Несмотря на этот омолаживающий напиток, смерть преследовала оставшихся в живых на Толарии. На шестой год они потеряли еще одного товарища. Охотясь на змей, пятнадцатилетний мальчик упал с утеса и сломал шею. Его унесло в море, пока товарищи плыли к нему на помощь. Двумя годами позже пара восемнадцатилетних влюбленных совершила самоубийство, после чего остались только Джойра, старый Дарроб и еще одна молодая женщина. Но и она вскоре умерла от какой-то внутренней болезни. Ее прахом удобрили розовые кустарники, которые покойная терпеливо выращивала, подрезала и поливала. Через два года после ее смерти розы одичали, разросшись по близлежащим валунам ароматным покрывалом.
Старый Дарроб тоже умер. Три месяца назад его свалил сердечный приступ. Джойра похоронила старика у плиты песчаника, где тот любил лежать, словно большая серебряная ящерица, впитывающая солнечный свет. Годы, проведенные в тусклых глубинах быстровременной зоны, научили его любить солнце. Он был последним товарищем Джойры и, несмотря на свое сумасшествие, последним связующим звеном с реальностью. Начиная со дня смерти Дарроба Джойра чувствовала, что ее собственная душа дичает подобно колючей розе.

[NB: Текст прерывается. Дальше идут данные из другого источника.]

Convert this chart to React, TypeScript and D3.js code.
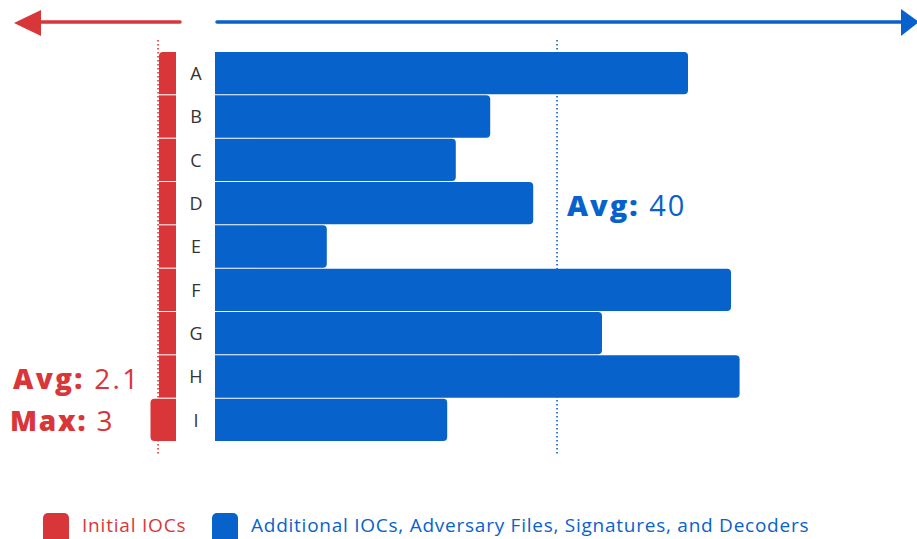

Да, она осталась одна, хотя, признаться, она всегда была одна. Те девять человек, что жили с ней, были компаньонами, но не друзьями, не близкими друзьями. Единственный истинный друг, который у нее когда-либо был, – это Карн, хотя он и не был человеком. Джойра часто задавалась вопросом, что она в жизни делала неправильно. Возможно, ее забрали из ее племени слишком молодой. Среди Гиту девочка не становилась женщиной, пока не проходила обряда поиска видения. Джойра так и не прошла этот обряд. Ей двадцать восемь хронологических лет, выглядит она на двадцать два, но душа ее все еще остается глупой и испуганной душой ребенка. Этот ребенок когда-то сделал один отчаянный прыжок во взрослую жизнь, открыл свое нежное сердце другому человеку. Доверившись любви, нельзя быть обманутым. Но оказалось, что можно. Так часто бывает. Любимый превратился в монстра. Джойра всегда будет одна. Ее жизнь не была счастливой, но она, по крайней мере, не погибла. Она жила.